While it is not known for certain what the White House and DOJ thinking may be about all aspects of these issues, what is clear is the that narrative of H. Res. 279 and H.R. 2070 are deemed legally and politically questionable. Indeed, for every point made (scored) by opponents of H.R. 1522 and supporters of H.R. 2070 there was an equal and opposite counterpoint, many but not all of which were exploited by pro-statehood supporters of H.R. 1533:

  • Unintended consequences of continued territory and/or uncertain H.R. 2070 delay scenario greater than H.R. 1522 “give statehood a chance” risks.
  • History of indefinite territorial rule compared to history of territories that became states makes case for H.R. 1522.
  • Alaska was bankrupt, tax uniformity held in abeyance, transfer of federal property and earthquake relief saved new state economy from collapse.
  • Hawaii independence movement was larger than Puerto Rico but majority today still favor statehood.
  • UN did not count boycott blank ballots in self-determination process for free associated states of Pacific.
  • U.N.convention on civil and political rights does not require perfection in self-determination, but less imperfect and/or more perfect as determined by U.N. and parties concerned.
  • None of the 32 territories that became states would have been admitted under the perfection standard or fear of “unintended consequences” standard.
  • Statutory convention more easily controlled by political parties and less democratic than status policy of local government controlled by elected constitutional officers.
  • Lawful election of statehood majority is rule of law mandate to lawfully promote and seek purposes for which elected.
  • Suggesting action on statehood should be deferred until the federal finical control board is phased out has it backwards.
  • The sooner federal actions are based on future status chosen by voters the sooner full democratization and sustained prosperity can be achieved.

Gradualism Has Risks, Too

The H.R. 2070 offer of gradualism only seems to be the path of least resistance, and perversely may only seem less drastic than full democracy and equality.

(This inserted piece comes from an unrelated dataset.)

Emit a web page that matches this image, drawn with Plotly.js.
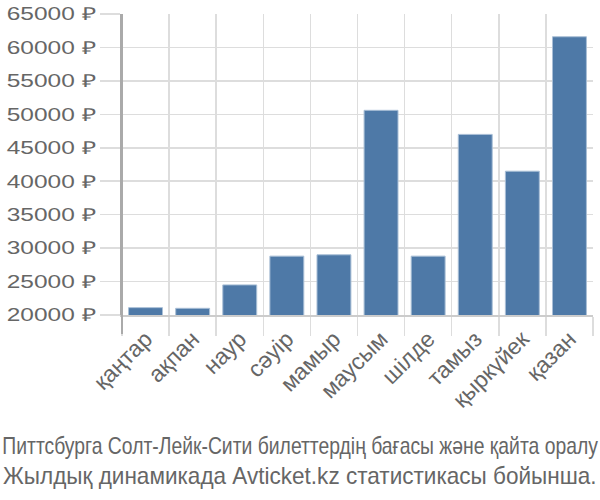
<!DOCTYPE html>
<html>
<head>
<meta charset="utf-8">
<script src="https://cdn.plot.ly/plotly-3.0.1.min.js"></script>
<style>
html,body{margin:0;padding:0;background:#fff;}
#chart{width:600px;height:500px;}
</style>
</head>
<body>
<div id="chart"></div>
<script>
const months = ["қаңтар","ақпан","наур","сәуір","мамыр","маусым","шілде","тамыз","қыркүйек","қазан"];
const prices = [21100, 21000, 24500, 28800, 29000, 50600, 28800, 47000, 41500, 61600];
const yTickValues = [20000, 25000, 30000, 35000, 40000, 45000, 50000, 55000, 60000, 65000];
const titleLine1 = "Питтсбурга Солт-Лейк-Сити билеттердің бағасы және қайта оралу";
const titleLine2 = "Жылдық динамикада Avticket.kz статистикасы бойынша.";

const FONT = "'Liberation Sans', Arial, sans-serif";
const GREY = "#666666";
const GRID = "#dddddd";

const trace = {
  type: "bar",
  x: months,
  y: prices,
  marker: {color: "#4e79a7", line: {color: "#a9bfd6", width: 1}},
  hoverinfo: "skip"
};

const layout = {
  width: 600, height: 500,
  margin: {l: 122, r: 7, t: 14, b: 185, pad: 0},
  paper_bgcolor: "#ffffff", plot_bgcolor: "#ffffff",
  showlegend: false,
  bargap: 0.28,
  font: {family: FONT, color: GREY, size: 18},
  xaxis: {
    type: "category",
    tickson: "boundaries",
    ticks: "outside", ticklen: 19, tickwidth: 1.5, tickcolor: GRID,
    showgrid: true, gridcolor: GRID, gridwidth: 1.5,
    showline: true, linecolor: "#cccccc", linewidth: 1.5,
    tickangle: -45,
    tickfont: {family: FONT, size: 23, color: GREY},
    fixedrange: true
  },
  yaxis: {
    range: [20000, 65000],
    tickmode: "array",
    tickvals: yTickValues,
    ticktext: yTickValues.map(v => v + " ₽"),
    ticks: "outside", ticklen: 20, tickwidth: 1.5, tickcolor: GRID,
    showgrid: true, gridcolor: GRID, gridwidth: 1.5,
    showline: true, linecolor: "#aaaaaa", linewidth: 2,
    zeroline: false,
    tickfont: {family: FONT, size: 18, color: GREY},
    fixedrange: true
  },
  shapes: [{
    type: "line", xref: "paper", yref: "paper",
    x0: 0, x1: 0, y0: -19/301, y1: 1,
    line: {color: "#aaaaaa", width: 2}
  }],
  annotations: [
    {text: titleLine1, xref: "paper", yref: "paper", x: (300-122)/471, y: (315-446)/301,
     xanchor: "center", yanchor: "middle", showarrow: false,
     font: {family: FONT, size: 23, color: GREY}},
    {text: titleLine2, xref: "paper", yref: "paper", x: (300-122)/471, y: (315-476)/301,
     xanchor: "center", yanchor: "middle", showarrow: false,
     font: {family: FONT, size: 23, color: GREY}}
  ]
};

function stretch(t, s, anchor) {
  const bb = t.getBBox();
  const xr = anchor === "center" ? bb.x + bb.width / 2 : bb.x + bb.width;
  const tr = t.getAttribute("transform") || "";
  t.setAttribute("transform", tr + ` translate(${xr},0) scale(${s},1) translate(${-xr},0)`);
}

Plotly.newPlot("chart", [trace], layout, {staticPlot: true, displayModeBar: false}).then(() => {
  document.querySelectorAll(".ytick text").forEach(t => stretch(t, 1.36, "end"));
  document.querySelectorAll(".annotation text").forEach(t => {
    const w = t.getBBox().width;
    if (t.textContent === titleLine1) {
      stretch(t, 596 / w, "center");
    } else if (t.textContent === titleLine2 && w > 594) {
      stretch(t, 594 / w, "center");
    }
  });
});
</script>
</body>
</html>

In reality it is the uncertainty of gradualism that creates a more drastic risk of “unintended consequences.”

Thus, to be properly understood, the pronouncement by Grijalva of an “unintended consequences” doctrine applied to statehood also should be applied to the unintended consequences of continued territory status, real free association and independence.

The ideas propounded by anti-statehood witnesses suggested that Congress decides if voters are “informed” adequately, that Hawaii and Alaska process was informed self-detetmination but Puerto Rico’s is not, that there are many free association models available to Puerto Rico. All these arguments are either incomplete or simply wrong.

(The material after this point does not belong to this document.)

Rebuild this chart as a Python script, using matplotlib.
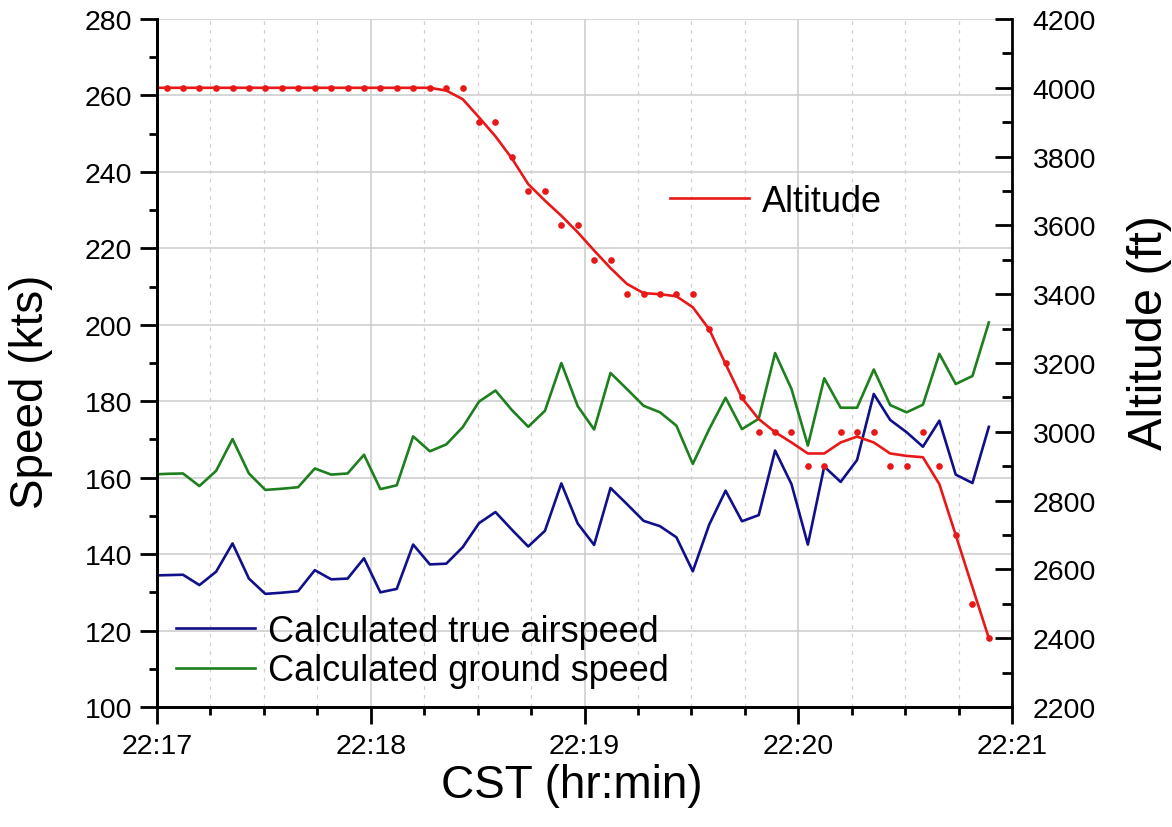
import numpy as np
import matplotlib.pyplot as plt
from matplotlib.ticker import MultipleLocator, FuncFormatter

plt.rcParams['font.family'] = ['Liberation Sans', 'DejaVu Sans']

# -------------------------
# Data
# -------------------------
# seconds after 22:17:00 (first sample sits just before the axis start, clipped)
t_sec = [-1.9, 2.7, 7.3, 11.9, 16.6, 21.2, 25.8, 30.4, 35.0, 39.6,
         44.3, 48.9, 53.5, 58.1, 62.7, 67.3, 71.9, 76.6, 81.2, 85.8,
         90.4, 95.0, 99.6, 104.2, 108.9, 113.5, 118.1, 122.7, 127.3, 131.9,
         136.6, 141.2, 145.8, 150.4, 155.0, 159.6, 164.2, 168.9, 173.5, 178.1,
         182.7, 187.3, 191.9, 196.5, 201.2, 205.8, 210.4, 215.0, 219.6, 224.2,
         228.9, 233.5]

true_airspeed = [134.4, 134.5, 134.6, 131.9, 135.4, 142.8, 133.6, 129.6, 129.9, 130.3,
                 135.8, 133.4, 133.6, 138.9, 130.0, 130.9, 142.5, 137.3, 137.5, 141.8,
                 148.1, 151.0, 146.4, 142.0, 146.1, 158.5, 148.0, 142.4, 157.3, 153.1,
                 148.7, 147.3, 144.4, 135.5, 147.7, 156.6, 148.6, 150.2, 167.1, 158.3,
                 142.5, 162.9, 158.9, 164.6, 181.9, 175.1, 171.9, 168.1, 174.9, 160.8,
                 158.6, 173.3]

ground_speed = [160.8, 161.0, 161.1, 157.8, 161.8, 170.1, 161.1, 156.8, 157.1, 157.5,
                162.4, 160.8, 161.1, 166.0, 157.0, 158.0, 170.8, 166.9, 168.7, 173.2,
                179.9, 182.8, 177.7, 173.3, 177.5, 190.0, 178.7, 172.6, 187.4, 183.2,
                178.8, 177.1, 173.6, 163.6, 172.7, 180.9, 172.7, 175.4, 192.6, 183.2,
                168.4, 186.0, 178.3, 178.3, 188.3, 179.0, 177.1, 179.1, 192.4, 184.5,
                186.6, 200.6]

# reported altitude (dots) and smoothed altitude (line), ft
altitude_raw = [4000, 4000, 4000, 4000, 4000, 4000, 4000, 4000, 4000, 4000,
                4000, 4000, 4000, 4000, 4000, 4000, 4000, 4000, 4000, 4000,
                3900, 3900, 3800, 3700, 3700, 3600, 3600, 3500, 3500, 3400,
                3400, 3400, 3400, 3400, 3300, 3200, 3100, 3000, 3000, 3000,
                2900, 2900, 3000, 3000, 3000, 2900, 2900, 3000, 2900, 2700,
                2500, 2400]

altitude_smooth = [4000, 4000, 4000, 4000, 4000, 4000, 4000, 4000, 4000, 4000,
                   4000, 4000, 4000, 4000, 4000, 4000, 4000, 4000, 3992, 3967,
                   3914, 3859, 3795, 3720, 3672, 3628, 3580, 3527, 3476, 3430,
                   3403, 3400, 3394, 3362, 3298, 3197, 3098, 3037, 2999, 2969,
                   2937, 2937, 2969, 2986, 2969, 2937, 2930, 2926, 2848, 2700,
                   2548, 2400]

x_ticks = [0, 60, 120, 180, 240]

# -------------------------
# Figure
# -------------------------
fig = plt.figure(figsize=(11.72, 8.28), dpi=100)
ax = fig.add_axes([157 / 1172, 1 - 708 / 828, 855 / 1172, 688 / 828])
ax2 = ax.twinx()

navy = '#10108a'
green = '#1e7f1e'
red = '#e81818'

l1, = ax.plot(t_sec, true_airspeed, color=navy, lw=1.9, label='Calculated true airspeed')
l2, = ax.plot(t_sec, ground_speed, color=green, lw=1.9, label='Calculated ground speed')
l3, = ax2.plot(t_sec, altitude_smooth, color=red, lw=1.9, label='Altitude')
ax2.plot(t_sec, altitude_raw, 'o', color=red, ms=4.8, mec='none')

ax.set_xlim(0, 240)
ax.set_ylim(100, 280)
ax2.set_ylim(2200, 4200)

ax.set_xticks(x_ticks)
ax.xaxis.set_minor_locator(MultipleLocator(15))
ax.xaxis.set_major_formatter(FuncFormatter(lambda v, p: '22:%02d' % (17 + int(round(v)) // 60)))
ax.yaxis.set_major_locator(MultipleLocator(20))
ax.yaxis.set_minor_locator(MultipleLocator(10))
ax2.yaxis.set_major_locator(MultipleLocator(200))
ax2.yaxis.set_minor_locator(MultipleLocator(100))

# grid: solid majors, dashed minor verticals
ax.grid(which='major', color='#cccccc', lw=1.1)
ax.grid(which='minor', axis='x', color='#d0d0d0', lw=0.9, ls=(0, (3, 4)))
ax.set_axisbelow(True)

for a in (ax, ax2):
    a.spines['top'].set_visible(False)
    for s in a.spines.values():
        s.set_linewidth(2)
ax.spines['right'].set_visible(False)

ax.tick_params(which='major', direction='out', length=12, width=2, labelsize=20.5, pad=7)
ax.tick_params(which='minor', direction='out', length=6, width=2)
ax.tick_params(axis='y', which='major', pad=6)
ax2.tick_params(which='major', direction='in', length=12, width=2, labelsize=20.5, pad=15)
ax2.tick_params(which='minor', direction='in', length=7, width=2)

ax.set_xlabel('CST (hr:min)', fontsize=33)
ax.xaxis.set_label_coords(0.485, -0.082)
ax.set_ylabel('Speed (kts)', fontsize=33)
ax.yaxis.set_label_coords(-0.122, 0.46)
ax2.set_ylabel('Altitude (ft)', fontsize=35)
ax2.yaxis.set_label_coords(1.135, 0.545)

leg1 = ax.legend(handles=[l1, l2], loc='upper left', bbox_to_anchor=(0.022, 0.135),
                 frameon=False, fontsize=26, handlelength=2.2, handletextpad=0.35,
                 labelspacing=0.12, borderpad=0, borderaxespad=0)
leg2 = ax2.legend(handles=[l3], loc='upper left', bbox_to_anchor=(0.6, 0.76),
                  frameon=False, fontsize=26, handlelength=2.2, handletextpad=0.35,
                  borderpad=0, borderaxespad=0)

fig.savefig('out.png', dpi=100)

Free association emerged as the preferred alternative to statehood among H.R. 2070 supporters. This discussion glossed over U.N. resolutions and U.S. legal precedent preserving right of both parties to terminate any compact of free association unilaterally. That is not optional, without that right of termination the association is not free, because it does not preserve the right of both parties to independence at any time.

The discussion of U.S. citizenship under free association correctly noted Congress could give U.S. citizenship to a free associated state but then take it away in future. That is what Puerto Rico has now! And when simplified in that manner this implies that the current U.S. statutory citizenship laws will continue under free association, but it won’t go down that way in reality.

As U.S. Attorney General Thornburgh testified in 1991 U.S. Senate hearings, free association would not be truly sovereign unless conferral of mass U.S. citizenship stopped, and children are disqualified from future citizenship based on citizenship of parents acquired during territorial status period.

That is because derivative U.S. citizenship would have to be ended with U.S. sovereignty in order to preserve the right to independence and free will to exercise it. This is not about “dual citizenship” in which an American acquires the citizenship of another nation under its laws. That is very different than the suggestion the U.S. would create a right for the people of another nation to be U.S. citizens based on foreign birth, or birth of parents under U.S. territorial rule.

The value of testimony at the hearing by an objective economist was that he stated clearly that continued territory status has the worst predicted and unintended consequences. Statehood has the best, especially for the poor who are not yet within reach of the U.S. standard of living common in the states.

Trivial Pursuit: Puerto Rico Edition

The assertion by AOC that 2070 “is not for or against statehood” has to be translated to mean “If Puerto Rico can’t get something we like better over the next 25 years, we’ll consider statehood.”

That invites the reply, “If you are not for statehood as approved by voters, then you are against statehood as a approved in a democratic process because it is not the result you want.”

Columbia University law professor Christina Ponsa Kraus correctly noted “The people of Puerto Rico earned an offer of statehood by their vote last November.” It should be added that Puerto Rico should not be singled out for requirement of a vote on continued territory status, unconstitutional free association proposals or other non-viable options that really would bring “unintended consequences” compared to the known consequences of statehood.

Same for “second guessing” like BREXIT, whose member nations retained national sovereignty that Puerto Rico as never recognized to possess. No other territory was required by Congress to advise on statehood “disclosures,” and Hawaii or Alaska statehood education would be easy to do in Puerto Rico. Same for free association or territory status, but DOJ did not require informed voters and education programs for votes there either.

There are no examples of whatever it is anti-statehood party urges us to accept under the abstractions of undefined “free association.” The success of statehood supported by majority in all 32 former territories speaks for itself, despite opposition at time of admission and today.

Those are among the many ways statehood is the less risky norm, and it is failure to end the current colonial regime based on self determination that creates political risk of unintended consequences.

That is the primary takeaway from the June 16 hearing.